Task directions
Print the entries below in their entirety, exactly as they are written.

Provided entries
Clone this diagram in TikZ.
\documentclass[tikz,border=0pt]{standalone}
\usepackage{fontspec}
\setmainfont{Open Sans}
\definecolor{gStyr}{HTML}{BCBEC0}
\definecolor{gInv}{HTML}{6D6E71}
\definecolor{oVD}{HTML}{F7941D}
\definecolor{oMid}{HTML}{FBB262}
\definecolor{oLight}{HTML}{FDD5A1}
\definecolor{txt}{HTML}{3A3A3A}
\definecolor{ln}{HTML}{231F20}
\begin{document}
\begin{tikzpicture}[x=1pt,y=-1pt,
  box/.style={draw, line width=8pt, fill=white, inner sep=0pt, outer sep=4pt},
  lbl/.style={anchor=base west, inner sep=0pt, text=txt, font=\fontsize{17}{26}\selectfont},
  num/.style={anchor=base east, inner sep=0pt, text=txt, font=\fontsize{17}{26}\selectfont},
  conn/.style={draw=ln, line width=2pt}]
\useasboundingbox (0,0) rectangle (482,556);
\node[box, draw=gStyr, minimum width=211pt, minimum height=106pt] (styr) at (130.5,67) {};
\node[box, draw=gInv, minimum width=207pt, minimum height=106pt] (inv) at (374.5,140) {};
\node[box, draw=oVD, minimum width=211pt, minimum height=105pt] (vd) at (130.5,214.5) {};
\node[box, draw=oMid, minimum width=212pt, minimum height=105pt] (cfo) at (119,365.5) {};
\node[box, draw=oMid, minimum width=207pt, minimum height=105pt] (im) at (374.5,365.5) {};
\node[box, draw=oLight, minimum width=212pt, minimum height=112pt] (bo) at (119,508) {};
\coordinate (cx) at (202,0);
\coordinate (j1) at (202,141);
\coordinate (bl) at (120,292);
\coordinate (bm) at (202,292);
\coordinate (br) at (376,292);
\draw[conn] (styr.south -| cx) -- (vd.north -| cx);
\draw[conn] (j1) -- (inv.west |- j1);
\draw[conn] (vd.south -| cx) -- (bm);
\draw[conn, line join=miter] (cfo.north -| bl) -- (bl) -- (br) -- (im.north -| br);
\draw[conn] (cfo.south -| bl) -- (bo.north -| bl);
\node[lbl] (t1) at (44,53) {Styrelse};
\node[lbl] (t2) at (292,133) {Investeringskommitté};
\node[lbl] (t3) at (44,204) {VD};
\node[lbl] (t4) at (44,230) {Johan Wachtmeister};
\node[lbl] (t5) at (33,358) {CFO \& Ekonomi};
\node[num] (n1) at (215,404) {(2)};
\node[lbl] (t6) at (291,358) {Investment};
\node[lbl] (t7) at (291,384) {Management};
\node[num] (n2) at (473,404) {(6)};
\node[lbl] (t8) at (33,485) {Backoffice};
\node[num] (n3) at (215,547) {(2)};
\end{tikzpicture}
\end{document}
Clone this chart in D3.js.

Correct answer
Clone this diagram in TikZ.
\documentclass[tikz,border=0pt]{standalone}
\usepackage{fontspec}
\setmainfont{Open Sans}
\definecolor{gStyr}{HTML}{BCBEC0}
\definecolor{gInv}{HTML}{6D6E71}
\definecolor{oVD}{HTML}{F7941D}
\definecolor{oMid}{HTML}{FBB262}
\definecolor{oLight}{HTML}{FDD5A1}
\definecolor{txt}{HTML}{3A3A3A}
\definecolor{ln}{HTML}{231F20}
\begin{document}
\begin{tikzpicture}[x=1pt,y=-1pt,
  box/.style={draw, line width=8pt, fill=white, inner sep=0pt, outer sep=4pt},
  lbl/.style={anchor=base west, inner sep=0pt, text=txt, font=\fontsize{17}{26}\selectfont},
  num/.style={anchor=base east, inner sep=0pt, text=txt, font=\fontsize{17}{26}\selectfont},
  conn/.style={draw=ln, line width=2pt}]
\useasboundingbox (0,0) rectangle (482,556);
\node[box, draw=gStyr, minimum width=211pt, minimum height=106pt] (styr) at (130.5,67) {};
\node[box, draw=gInv, minimum width=207pt, minimum height=106pt] (inv) at (374.5,140) {};
\node[box, draw=oVD, minimum width=211pt, minimum height=105pt] (vd) at (130.5,214.5) {};
\node[box, draw=oMid, minimum width=212pt, minimum height=105pt] (cfo) at (119,365.5) {};
\node[box, draw=oMid, minimum width=207pt, minimum height=105pt] (im) at (374.5,365.5) {};
\node[box, draw=oLight, minimum width=212pt, minimum height=112pt] (bo) at (119,508) {};
\coordinate (cx) at (202,0);
\coordinate (j1) at (202,141);
\coordinate (bl) at (120,292);
\coordinate (bm) at (202,292);
\coordinate (br) at (376,292);
\draw[conn] (styr.south -| cx) -- (vd.north -| cx);
\draw[conn] (j1) -- (inv.west |- j1);
\draw[conn] (vd.south -| cx) -- (bm);
\draw[conn, line join=miter] (cfo.north -| bl) -- (bl) -- (br) -- (im.north -| br);
\draw[conn] (cfo.south -| bl) -- (bo.north -| bl);
\node[lbl] (t1) at (44,53) {Styrelse};
\node[lbl] (t2) at (292,133) {Investeringskommitté};
\node[lbl] (t3) at (44,204) {VD};
\node[lbl] (t4) at (44,230) {Johan Wachtmeister};
\node[lbl] (t5) at (33,358) {CFO \& Ekonomi};
\node[num] (n1) at (215,404) {(2)};
\node[lbl] (t6) at (291,358) {Investment};
\node[lbl] (t7) at (291,384) {Management};
\node[num] (n2) at (473,404) {(6)};
\node[lbl] (t8) at (33,485) {Backoffice};
\node[num] (n3) at (215,547) {(2)};
\end{tikzpicture}
\end{document}
Clone this chart in D3.js.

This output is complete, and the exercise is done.